At least as troubling as the national-security cases is the peacetime deterioration of habeas and the rise of a penal state that often makes Guantanamo’s prison, awful as it is, look like a resort. True, the Warren Supreme Court did expand the possibilities for habeas review of state court convictions. But as the late criminologist William Stuntz argued, the postwar “Rights Revolution” had the perverse side effect of overwhelming criminal courts with cases hinging on procedural violations. The system responded by strong arming more and more defendants into plea deals, deals often shaped by increasingly draconian mandatory minimum sentences.
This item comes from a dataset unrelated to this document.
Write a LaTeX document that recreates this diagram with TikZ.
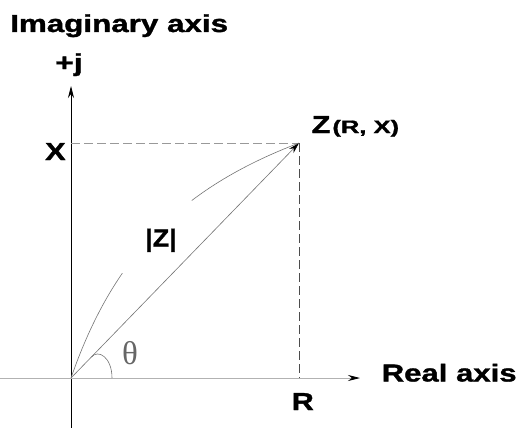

Gregory blisteringly notes that “the U.S. criminal justice has become a system of slavery, rape and torture,” and he urges the expansion of habeas review—which has been whittled away since the Rehnquist court to a vestigial nub—for federal prisoners. And he is not averse to retooling habeas for new purposes: “Conservatives who protest that habeas did not originally apply to probation and parole, the application to which has indeed caused unforeseen clumsiness in habeas litigations, should acknowledge that these institutions did not arrive until the twentieth century.”

Anthony Gregory has written a book that is both fiery and cool-headed, and he is an excellent guide to the circuitous and bumpy ride that is the history of the Great Writ.

Chase Madar is an attorney in New York and the author of The Passion of Bradley Manning: The Story Behind the Wikileaks Whistleblower.